Appropriate analysis and interpretation of convenience samples have been well-established within the scientific community for over a century, and statisticians have been warning human rights practitioners about the problems with raw data for over 20 years. All fields face problems with convenience samples: in the era of big data, people want to use it. This makes sense, and it is appealing to use data for a decision, rather than intuition. Nonetheless, reading statistical patterns directly from raw data is unlikely to lead to the right answer.

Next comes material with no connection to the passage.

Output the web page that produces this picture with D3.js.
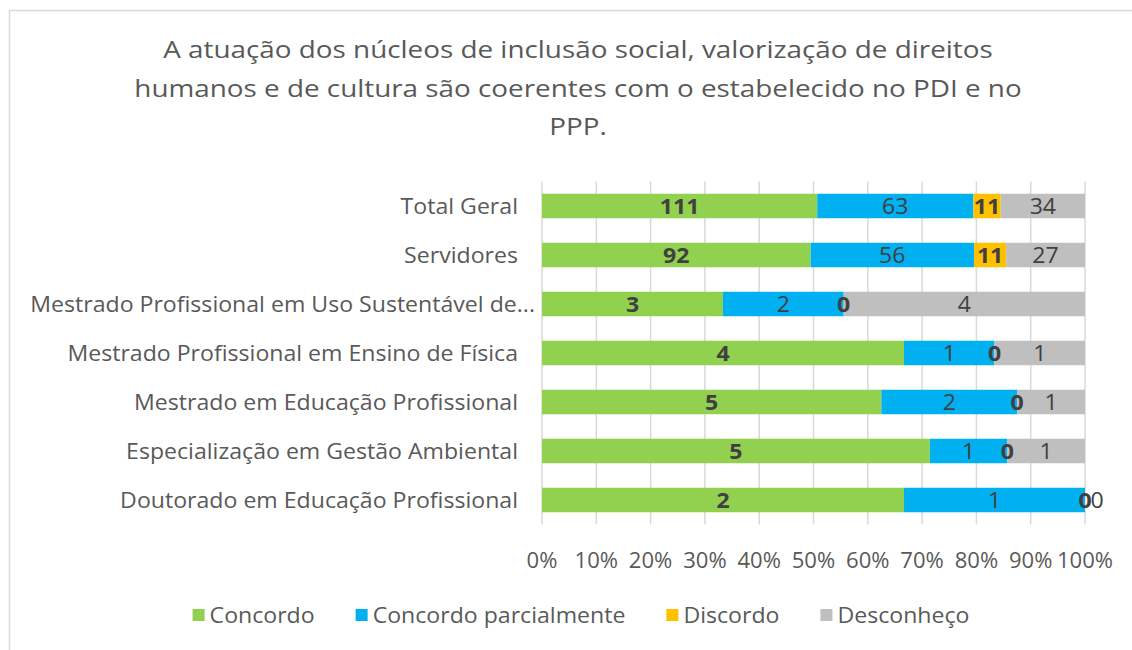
<!DOCTYPE html>
<html>
<head>
<meta charset="utf-8">
<script src="https://cdn.jsdelivr.net/npm/d3@7"></script>
<style>
  body { margin: 0; background: #fff; }
  svg { display: block; font-family: "Open Sans", sans-serif; }
</style>
</head>
<body>
<svg id="chart" width="1132" height="650"></svg>
<script>
// Data
const categories = [
  "Total Geral",
  "Servidores",
  "Mestrado Profissional em Uso Sustentável de...",
  "Mestrado Profissional em Ensino de Física",
  "Mestrado em Educação Profissional",
  "Especialização em Gestão Ambiental",
  "Doutorado em Educação Profissional"
];
const seriesNames = ["Concordo", "Concordo parcialmente", "Discordo", "Desconheço"];
const concordo = [111, 92, 3, 4, 5, 5, 2];
const concordoParcial = [63, 56, 2, 1, 2, 1, 1];
const discordo = [11, 11, 0, 0, 0, 0, 0];
const desconheco = [34, 27, 4, 1, 1, 1, 0];
const tickLabels = ["0%", "10%", "20%", "30%", "40%", "50%", "60%", "70%", "80%", "90%", "100%"];
const titleLines = [
  "A atuação dos núcleos de inclusão social, valorização de direitos",
  "humanos e de cultura são coerentes com o estabelecido no PDI e no",
  "PPP."
];

const colors = ["#92D050", "#00B0F0", "#FFC000", "#BFBFBF"];
const boldSeries = [true, false, true, false];

const width = 1132;
const height = 650;
const plot = { left: 542, right: 1085, top: 181.5, bottom: 524.5 };

const svg = d3.select("#chart");

// the original font is a bit wider than Open Sans, so widen the glyphs
function stretch(sel, k) {
  sel.each(function () {
    const w = this.getComputedTextLength();
    d3.select(this)
      .attr("textLength", w * k)
      .attr("lengthAdjust", "spacingAndGlyphs");
  });
}

// Chart frame
svg.append("rect")
  .attr("x", 9.5).attr("y", 10.5)
  .attr("width", 1200).attr("height", 700)
  .attr("fill", "#fff")
  .attr("stroke", "#D9D9D9")
  .attr("stroke-width", 1.5);

// Title
svg.append("g")
  .selectAll("text")
  .data(titleLines)
  .enter()
  .append("text")
  .attr("x", 578)
  .attr("y", (d, i) => 58 + i * 38.5)
  .attr("text-anchor", "middle")
  .attr("fill", "#595959")
  .style("font-size", "24px")
  .text(d => d)
  .call(stretch, 1.16);

// Stack the values into percentages
const rows = categories.map((c, i) => {
  const vals = [concordo[i], concordoParcial[i], discordo[i], desconheco[i]];
  const total = d3.sum(vals);
  let acc = 0;
  return {
    name: c,
    segs: vals.map((v, k) => {
      const s = { key: k, value: v, x0: acc / total, x1: (acc + v) / total };
      acc += v;
      return s;
    })
  };
});

const xScale = d3.scaleLinear().domain([0, 1]).range([plot.left, plot.right]);
const yScale = d3.scaleBand()
  .domain(categories)
  .range([plot.top, plot.bottom])
  .paddingInner(0.5)
  .paddingOuter(0.25);

// Gridlines
svg.append("g")
  .selectAll("line")
  .data(d3.range(0, 1.0001, 0.1))
  .enter()
  .append("line")
  .attr("x1", d => xScale(d)).attr("x2", d => xScale(d))
  .attr("y1", plot.top).attr("y2", plot.bottom)
  .attr("stroke", "#D9D9D9")
  .attr("stroke-width", 1.5);

// Bars
const rowG = svg.append("g")
  .selectAll("g")
  .data(rows)
  .enter()
  .append("g")
  .attr("transform", d => `translate(0,${yScale(d.name)})`);

rowG.selectAll("rect")
  .data(d => d.segs)
  .enter()
  .append("rect")
  .attr("x", d => xScale(d.x0))
  .attr("width", d => xScale(d.x1) - xScale(d.x0))
  .attr("height", yScale.bandwidth())
  .attr("fill", d => colors[d.key]);

// Data labels (zero labels sitting on the same spot are nudged right)
rowG.each(function (row) {
  const g = d3.select(this);
  let prevX = -100;
  row.segs.forEach(s => {
    let lx = xScale((s.x0 + s.x1) / 2);
    if (s.value === 0 && Math.abs(lx - prevX) < 10) lx = prevX + 12;
    prevX = lx;
    g.append("text")
      .attr("x", lx)
      .attr("y", yScale.bandwidth() / 2)
      .attr("dy", "0.36em")
      .attr("text-anchor", "middle")
      .attr("fill", "#404040")
      .style("font-size", "21px")
      .style("font-weight", boldSeries[s.key] ? "bold" : "normal")
      .text(s.value)
      .call(stretch, 1.1);
  });
});

// Category labels
svg.append("g")
  .selectAll("text")
  .data(categories)
  .enter()
  .append("text")
  .attr("x", d => d.endsWith("...") ? 535 : 518)
  .attr("y", d => yScale(d) + yScale.bandwidth() / 2)
  .attr("dy", "0.36em")
  .attr("text-anchor", "end")
  .attr("fill", "#595959")
  .style("font-size", "21px")
  .text(d => d)
  .call(stretch, 1.1);

// X axis tick labels
svg.append("g")
  .selectAll("text")
  .data(tickLabels)
  .enter()
  .append("text")
  .attr("x", (d, i) => xScale(i / 10))
  .attr("y", 560)
  .attr("dy", "0.36em")
  .attr("text-anchor", "middle")
  .attr("fill", "#595959")
  .style("font-size", "21px")
  .text(d => d)
  .call(stretch, 1.05);

// Legend
const legend = svg.append("g");
const items = legend.selectAll("g")
  .data(seriesNames)
  .enter()
  .append("g");
items.append("rect")
  .attr("y", -6)
  .attr("width", 12).attr("height", 12)
  .attr("fill", (d, i) => colors[i]);
items.append("text")
  .attr("x", 17)
  .attr("dy", "0.36em")
  .attr("fill", "#595959")
  .style("font-size", "21px")
  .text(d => d)
  .call(stretch, 1.1);
const gap = 41;
let lx = 0;
items.each(function () {
  const w = 17 + +this.querySelector("text").getAttribute("textLength");
  d3.select(this).attr("transform", `translate(${lx},0)`);
  lx += w + gap;
});
const legendW = lx - gap;
legend.attr("transform", `translate(${581 - legendW / 2},615)`);
</script>
</body>
</html>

There are a number of options available to data analysts in these situations. It is true that in many conflict settings it is unrealistic to collect a probabilistic sample, much less a census. However, this does not mean we are stuck naively analysing and interpreting convenience sample data. For example, at the Human Rights Data Analysis Group we use a method called multiple systems estimation (also referred to as capture–recapture) to model the data collection process and estimate what we do not know, what we have not been able to observe and record. Through this estimation process it is possible to generate data that are appropriate for interpretations of patterns of violence. We have produced preliminary estimates for specific time periods in Syria and hope to have a wider set of estimates available in 2017. These estimates will enable us to answer the kinds of questions posed above — questions that can help drive policy decisions, evaluate intervention strategies, allocate resources, and, ultimately, determine accountability for violence.